◆ **EXERCISE BRIEF**: Omit every picture and return the rest of the data unaltered.

◆ **SUPPLIED MATERIAL**:
* * * * * * * * *

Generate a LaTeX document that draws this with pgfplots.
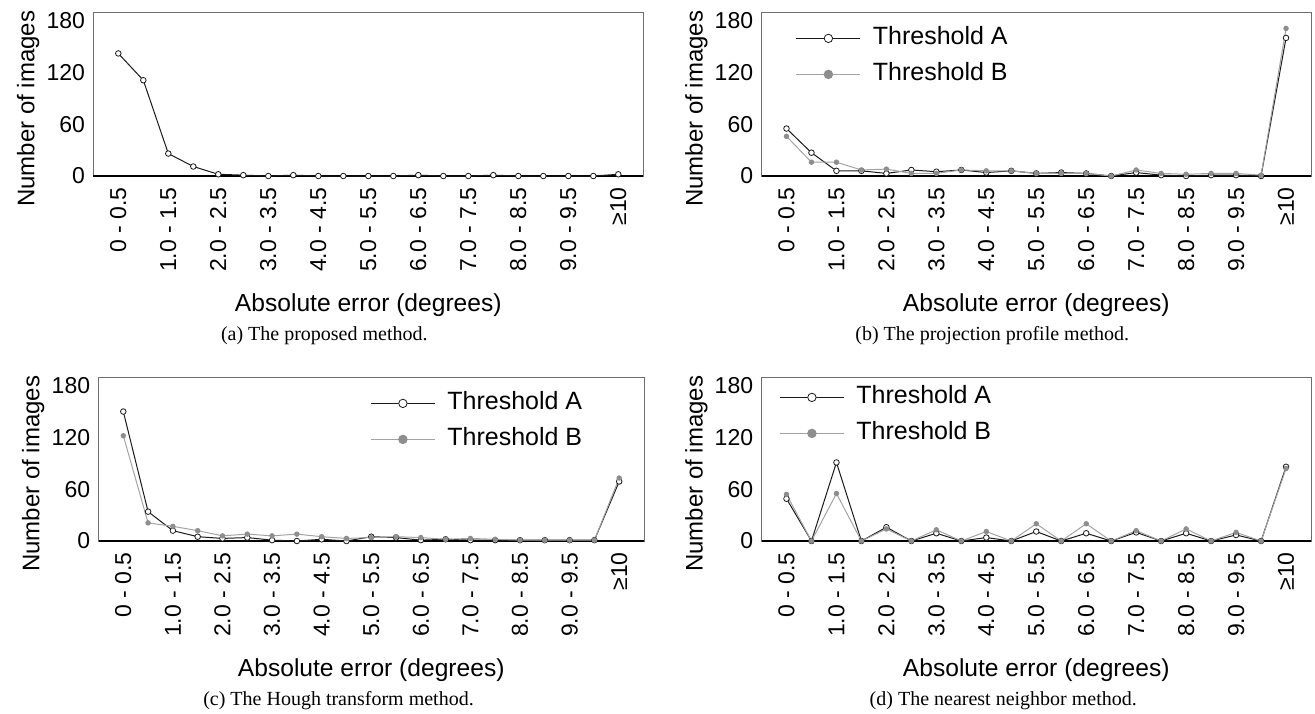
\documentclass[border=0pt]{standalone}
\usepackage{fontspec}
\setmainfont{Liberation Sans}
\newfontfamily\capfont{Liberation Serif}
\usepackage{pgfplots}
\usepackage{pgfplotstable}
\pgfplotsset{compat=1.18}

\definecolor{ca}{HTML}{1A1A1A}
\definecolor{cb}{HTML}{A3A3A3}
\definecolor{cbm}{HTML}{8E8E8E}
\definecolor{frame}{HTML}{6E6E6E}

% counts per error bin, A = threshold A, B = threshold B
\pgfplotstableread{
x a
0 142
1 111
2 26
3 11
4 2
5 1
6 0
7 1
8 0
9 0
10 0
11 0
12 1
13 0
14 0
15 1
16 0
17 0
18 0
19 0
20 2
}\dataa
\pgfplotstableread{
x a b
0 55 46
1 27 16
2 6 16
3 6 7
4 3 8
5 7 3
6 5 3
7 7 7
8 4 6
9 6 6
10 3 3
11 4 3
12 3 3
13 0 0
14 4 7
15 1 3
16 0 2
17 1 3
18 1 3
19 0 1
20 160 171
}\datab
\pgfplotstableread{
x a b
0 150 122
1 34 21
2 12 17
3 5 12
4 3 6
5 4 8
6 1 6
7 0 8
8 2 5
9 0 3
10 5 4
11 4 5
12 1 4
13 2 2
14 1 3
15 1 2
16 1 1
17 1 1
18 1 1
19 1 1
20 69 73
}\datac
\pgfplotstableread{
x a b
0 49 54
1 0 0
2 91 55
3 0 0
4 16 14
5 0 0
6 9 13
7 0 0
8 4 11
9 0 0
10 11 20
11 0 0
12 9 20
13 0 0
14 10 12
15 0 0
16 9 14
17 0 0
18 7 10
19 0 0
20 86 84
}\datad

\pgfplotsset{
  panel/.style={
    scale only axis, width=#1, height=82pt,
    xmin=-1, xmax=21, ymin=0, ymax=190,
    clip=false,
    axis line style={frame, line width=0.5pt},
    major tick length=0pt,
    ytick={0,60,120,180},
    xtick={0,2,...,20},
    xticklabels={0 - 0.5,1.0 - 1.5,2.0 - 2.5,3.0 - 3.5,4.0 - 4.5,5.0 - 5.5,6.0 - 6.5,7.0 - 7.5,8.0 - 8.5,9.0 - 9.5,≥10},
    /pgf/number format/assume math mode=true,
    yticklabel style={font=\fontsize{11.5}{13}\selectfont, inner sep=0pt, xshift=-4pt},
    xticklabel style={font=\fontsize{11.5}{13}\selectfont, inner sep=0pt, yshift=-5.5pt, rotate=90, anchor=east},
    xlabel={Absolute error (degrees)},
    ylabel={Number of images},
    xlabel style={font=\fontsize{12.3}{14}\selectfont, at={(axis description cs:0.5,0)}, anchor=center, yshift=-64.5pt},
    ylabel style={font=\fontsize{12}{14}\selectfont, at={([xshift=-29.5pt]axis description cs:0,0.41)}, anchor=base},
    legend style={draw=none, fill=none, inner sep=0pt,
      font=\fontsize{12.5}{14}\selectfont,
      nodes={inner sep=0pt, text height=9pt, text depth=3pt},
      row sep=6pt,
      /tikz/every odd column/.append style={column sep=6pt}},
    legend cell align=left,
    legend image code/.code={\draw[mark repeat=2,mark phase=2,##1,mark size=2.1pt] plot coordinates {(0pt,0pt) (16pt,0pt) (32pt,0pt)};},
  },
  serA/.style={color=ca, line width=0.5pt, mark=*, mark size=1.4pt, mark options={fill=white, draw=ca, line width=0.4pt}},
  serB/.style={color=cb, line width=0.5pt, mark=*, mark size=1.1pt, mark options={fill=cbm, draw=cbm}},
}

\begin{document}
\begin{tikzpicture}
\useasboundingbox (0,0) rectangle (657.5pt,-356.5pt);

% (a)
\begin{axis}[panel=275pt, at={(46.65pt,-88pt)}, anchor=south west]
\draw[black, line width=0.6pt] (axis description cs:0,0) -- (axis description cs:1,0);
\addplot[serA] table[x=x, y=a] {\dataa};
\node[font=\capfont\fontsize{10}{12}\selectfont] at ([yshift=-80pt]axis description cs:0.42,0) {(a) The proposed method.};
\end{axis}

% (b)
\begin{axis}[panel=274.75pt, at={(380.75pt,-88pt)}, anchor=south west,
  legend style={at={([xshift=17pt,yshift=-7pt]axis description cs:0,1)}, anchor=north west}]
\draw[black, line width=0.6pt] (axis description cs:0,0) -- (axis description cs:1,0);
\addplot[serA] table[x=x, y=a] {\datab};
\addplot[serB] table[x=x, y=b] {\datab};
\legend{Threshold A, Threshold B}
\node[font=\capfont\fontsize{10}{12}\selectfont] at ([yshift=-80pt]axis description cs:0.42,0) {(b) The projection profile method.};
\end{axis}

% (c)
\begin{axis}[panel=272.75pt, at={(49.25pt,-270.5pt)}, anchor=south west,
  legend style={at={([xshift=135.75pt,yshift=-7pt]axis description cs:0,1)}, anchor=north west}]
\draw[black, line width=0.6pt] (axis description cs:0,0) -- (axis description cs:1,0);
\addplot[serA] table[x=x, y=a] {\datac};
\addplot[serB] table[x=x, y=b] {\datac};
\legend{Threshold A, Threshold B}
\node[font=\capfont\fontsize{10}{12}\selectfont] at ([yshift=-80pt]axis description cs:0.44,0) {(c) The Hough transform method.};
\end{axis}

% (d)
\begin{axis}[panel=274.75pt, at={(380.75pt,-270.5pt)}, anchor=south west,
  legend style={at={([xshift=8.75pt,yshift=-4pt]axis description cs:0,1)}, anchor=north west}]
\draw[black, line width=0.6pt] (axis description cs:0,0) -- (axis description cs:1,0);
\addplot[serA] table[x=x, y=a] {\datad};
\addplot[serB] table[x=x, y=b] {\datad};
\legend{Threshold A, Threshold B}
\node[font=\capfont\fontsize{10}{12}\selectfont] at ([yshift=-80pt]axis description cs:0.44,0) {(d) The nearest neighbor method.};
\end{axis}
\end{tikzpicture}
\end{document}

* * * * * * * * *

◆ **ANSWER TO THE PROBLEM**:
Generate a LaTeX document that draws this with pgfplots.
\documentclass[border=0pt]{standalone}
\usepackage{fontspec}
\setmainfont{Liberation Sans}
\newfontfamily\capfont{Liberation Serif}
\usepackage{pgfplots}
\usepackage{pgfplotstable}
\pgfplotsset{compat=1.18}

\definecolor{ca}{HTML}{1A1A1A}
\definecolor{cb}{HTML}{A3A3A3}
\definecolor{cbm}{HTML}{8E8E8E}
\definecolor{frame}{HTML}{6E6E6E}

% counts per error bin, A = threshold A, B = threshold B
\pgfplotstableread{
x a
0 142
1 111
2 26
3 11
4 2
5 1
6 0
7 1
8 0
9 0
10 0
11 0
12 1
13 0
14 0
15 1
16 0
17 0
18 0
19 0
20 2
}\dataa
\pgfplotstableread{
x a b
0 55 46
1 27 16
2 6 16
3 6 7
4 3 8
5 7 3
6 5 3
7 7 7
8 4 6
9 6 6
10 3 3
11 4 3
12 3 3
13 0 0
14 4 7
15 1 3
16 0 2
17 1 3
18 1 3
19 0 1
20 160 171
}\datab
\pgfplotstableread{
x a b
0 150 122
1 34 21
2 12 17
3 5 12
4 3 6
5 4 8
6 1 6
7 0 8
8 2 5
9 0 3
10 5 4
11 4 5
12 1 4
13 2 2
14 1 3
15 1 2
16 1 1
17 1 1
18 1 1
19 1 1
20 69 73
}\datac
\pgfplotstableread{
x a b
0 49 54
1 0 0
2 91 55
3 0 0
4 16 14
5 0 0
6 9 13
7 0 0
8 4 11
9 0 0
10 11 20
11 0 0
12 9 20
13 0 0
14 10 12
15 0 0
16 9 14
17 0 0
18 7 10
19 0 0
20 86 84
}\datad

\pgfplotsset{
  panel/.style={
    scale only axis, width=#1, height=82pt,
    xmin=-1, xmax=21, ymin=0, ymax=190,
    clip=false,
    axis line style={frame, line width=0.5pt},
    major tick length=0pt,
    ytick={0,60,120,180},
    xtick={0,2,...,20},
    xticklabels={0 - 0.5,1.0 - 1.5,2.0 - 2.5,3.0 - 3.5,4.0 - 4.5,5.0 - 5.5,6.0 - 6.5,7.0 - 7.5,8.0 - 8.5,9.0 - 9.5,≥10},
    /pgf/number format/assume math mode=true,
    yticklabel style={font=\fontsize{11.5}{13}\selectfont, inner sep=0pt, xshift=-4pt},
    xticklabel style={font=\fontsize{11.5}{13}\selectfont, inner sep=0pt, yshift=-5.5pt, rotate=90, anchor=east},
    xlabel={Absolute error (degrees)},
    ylabel={Number of images},
    xlabel style={font=\fontsize{12.3}{14}\selectfont, at={(axis description cs:0.5,0)}, anchor=center, yshift=-64.5pt},
    ylabel style={font=\fontsize{12}{14}\selectfont, at={([xshift=-29.5pt]axis description cs:0,0.41)}, anchor=base},
    legend style={draw=none, fill=none, inner sep=0pt,
      font=\fontsize{12.5}{14}\selectfont,
      nodes={inner sep=0pt, text height=9pt, text depth=3pt},
      row sep=6pt,
      /tikz/every odd column/.append style={column sep=6pt}},
    legend cell align=left,
    legend image code/.code={\draw[mark repeat=2,mark phase=2,##1,mark size=2.1pt] plot coordinates {(0pt,0pt) (16pt,0pt) (32pt,0pt)};},
  },
  serA/.style={color=ca, line width=0.5pt, mark=*, mark size=1.4pt, mark options={fill=white, draw=ca, line width=0.4pt}},
  serB/.style={color=cb, line width=0.5pt, mark=*, mark size=1.1pt, mark options={fill=cbm, draw=cbm}},
}

\begin{document}
\begin{tikzpicture}
\useasboundingbox (0,0) rectangle (657.5pt,-356.5pt);

% (a)
\begin{axis}[panel=275pt, at={(46.65pt,-88pt)}, anchor=south west]
\draw[black, line width=0.6pt] (axis description cs:0,0) -- (axis description cs:1,0);
\addplot[serA] table[x=x, y=a] {\dataa};
\node[font=\capfont\fontsize{10}{12}\selectfont] at ([yshift=-80pt]axis description cs:0.42,0) {(a) The proposed method.};
\end{axis}

% (b)
\begin{axis}[panel=274.75pt, at={(380.75pt,-88pt)}, anchor=south west,
  legend style={at={([xshift=17pt,yshift=-7pt]axis description cs:0,1)}, anchor=north west}]
\draw[black, line width=0.6pt] (axis description cs:0,0) -- (axis description cs:1,0);
\addplot[serA] table[x=x, y=a] {\datab};
\addplot[serB] table[x=x, y=b] {\datab};
\legend{Threshold A, Threshold B}
\node[font=\capfont\fontsize{10}{12}\selectfont] at ([yshift=-80pt]axis description cs:0.42,0) {(b) The projection profile method.};
\end{axis}

% (c)
\begin{axis}[panel=272.75pt, at={(49.25pt,-270.5pt)}, anchor=south west,
  legend style={at={([xshift=135.75pt,yshift=-7pt]axis description cs:0,1)}, anchor=north west}]
\draw[black, line width=0.6pt] (axis description cs:0,0) -- (axis description cs:1,0);
\addplot[serA] table[x=x, y=a] {\datac};
\addplot[serB] table[x=x, y=b] {\datac};
\legend{Threshold A, Threshold B}
\node[font=\capfont\fontsize{10}{12}\selectfont] at ([yshift=-80pt]axis description cs:0.44,0) {(c) The Hough transform method.};
\end{axis}

% (d)
\begin{axis}[panel=274.75pt, at={(380.75pt,-270.5pt)}, anchor=south west,
  legend style={at={([xshift=8.75pt,yshift=-4pt]axis description cs:0,1)}, anchor=north west}]
\draw[black, line width=0.6pt] (axis description cs:0,0) -- (axis description cs:1,0);
\addplot[serA] table[x=x, y=a] {\datad};
\addplot[serB] table[x=x, y=b] {\datad};
\legend{Threshold A, Threshold B}
\node[font=\capfont\fontsize{10}{12}\selectfont] at ([yshift=-80pt]axis description cs:0.44,0) {(d) The nearest neighbor method.};
\end{axis}
\end{tikzpicture}
\end{document}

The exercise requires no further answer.